Tiger Bec's
35/36 Dawson Street,
Dublin 2.
Tel. 01 677 4444

If I sound bouncy, tiggerish and excitable this week, forgive me. It's just that I finally got to go with dinner with a lady I've admired for a long time. Penelope Wilton is over here to star with John Hurt in the Gate production of 'Afterplay' by Brian Friel and I just managed to catch her before she got stuck into the run, after which dinner wouldn't have been possible. Actually, we've been trying to organise it for a while - this isn't her first appearance on the Dublin stage - but this time nothing interposed and off to dinner we went.

Now you need to do a bit of thinking if you want to impress your guest, but have the minor handicap of not being able to go to a place you already know and have an opinion of. I looked through various guide books, but in the end I had a better idea; phone Alan Stanford, the man who writes the reviews for City Life on a Tuesday. 'Take her to Tiger Bec's,' was his considered response, so I did. We got to Dawson Street with some time to spare and so we used it to check out the newly refurbished Cafe en Seine, which has been very elegantly done. A brief aperitif, and it was a scamper up the road through the rain to Tiger Bec's.

The restaurant is underneath La Stampa and has its own entrance flight of steps. There's lots of wrought iron as you walk in, on the doors and enclosing the wine-racks just inside them. The other thing you notice at once is the coloured glass, which has been used in lots of places, and rather prettily as a topping for the counter - lit from underneath. It's a very long room and not overly wide, but careful use of mirrors gives an illusion of width. Our table was about half-way down the room and we settled in with menus and wine list, a bottle of water to sip while we made our choices. A good-sized table for two it was, with linen napery and good glassware and cutlery.

The wine list isn't very long, but it's reasonably priced - a change in policy from upstairs - which I was happy to see. It's divided between 'cool whites' and 'spicy reds', this last a description you shouldn't take too literally. Plenty of New World wines with enough fruit flavours to hold their own with spicy food, and a smattering of Bordeaux chateaus, which I wouldn't imagine as having the same resistance to spices. I took our sommelier's advice and chose the Campo Viejo Gran Reserva 1994 at €33.50, a really big, meaty wine with plenty of residual tannins which we rather iconoclastically chose as an accompaniment to Penelope's fish choice.

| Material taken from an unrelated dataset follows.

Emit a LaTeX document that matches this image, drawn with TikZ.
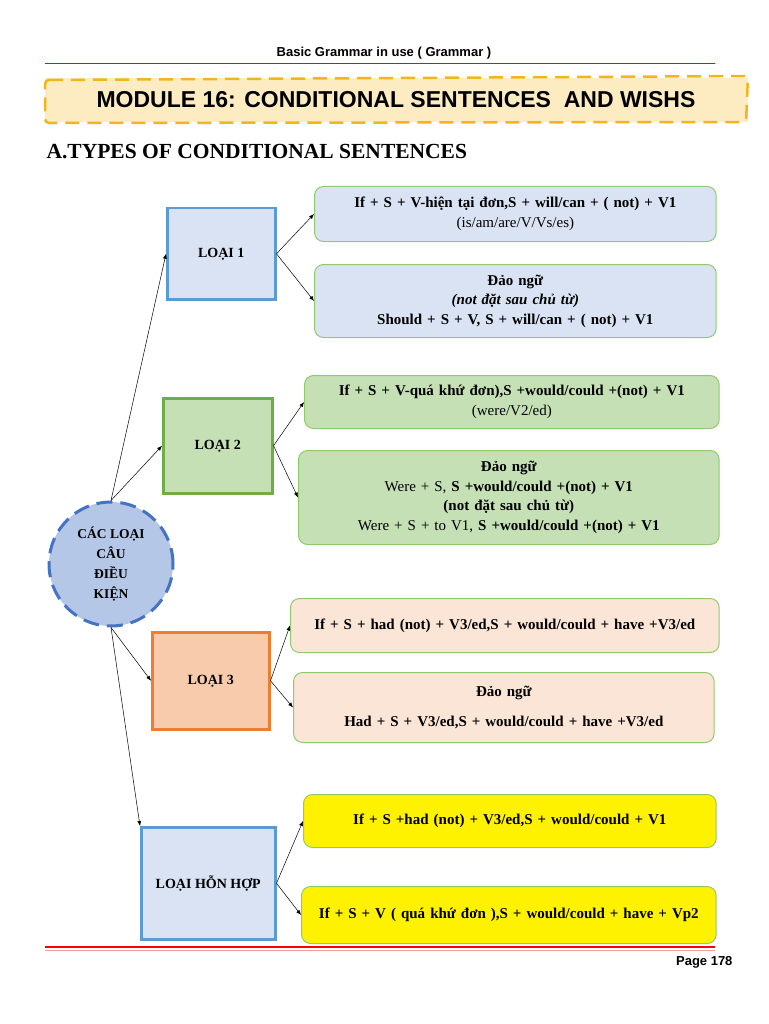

The menu is long, with plenty of choices and is in English, followed by a phonetic rendering of the Thai names. I could get serious and list some for you, but instead I'll simply say that they're of the 'Yu Phat Khow' and 'Phat Chans Noh Nuki' variety. Starters, fish dishes, stir-fries and meat dishes are listed, and it did take us a while to read through it all. I'm still fighting this rear-guard action against reading glasses, but dim light of the sort shed by night-lights enclosed in a little shade, make me think that the day is getting closer when I'll have to get a pair of specs. I had to hold the candle over the menu, and even then it wasn't so clear. After a little negotiation we chose like this: the roasted cashew nuts to start and the grilled sea-bass for Penelope, and the Thai fish cakes followed by a pork stir-fry for me.

The waiter had told me that the fish cakes were 'chewy' and supposed to be, but I found them dainty, tasty and almost meaty. They came with a clear, spicy dip that complimented them perfectly. As I said, Penelope had chosen the roasted cashew nuts. I don't know why, but neither of us expected the bowl of roasted cashew nuts that was placed before her. I mean they were good nuts, but it looked awfully like a bowl of nuts that you'd buy in a packet; nicer obviously, but they presented themselves rather dully.

The main courses arrived promptly with our rice choices in little covered bowls; plain steamed rice for Penelope and egg-fried rice for me. We did a little exchange and I found her fish to be competently cooked and well-flavoured and the pork stir-fry was also well-prepared. The accompanying vegetables were crisp and tasty and all in all the dishes pleased us both. We both liked the delicately carved vegetable rose that came as a garnish to both dishes.

We finished the meal with a simple tropical fruit plate, very nicely presented, but the fruits still a little way from perfect maturity. Throughout the meal the service had been attentive and professional and we sat for a while over a couple of acceptable espressos, talking of the stage and of course 'Iris', Penelope's most recent film. The bill came to €125.38, high enough, and it reached this amount mostly by the price of the bits and bobs - water at €5 for 75 cl, espressos at €2.50 and rice at €4.50. It also included a 12.5% service charge, but still left a space for a 'gratuity'. One day I want to deal with this in detail, but for the moment I'll just say that having paid a 12.5% service charge, a tip on top of that seems excessive. When you consider that VAT is built in at 21%, then you add service at 12.5%, and then a proposed tip as well, you could end up with a 50% surcharge on the basic cost of your meal. No wonder dining out is becoming a very expensive pastime.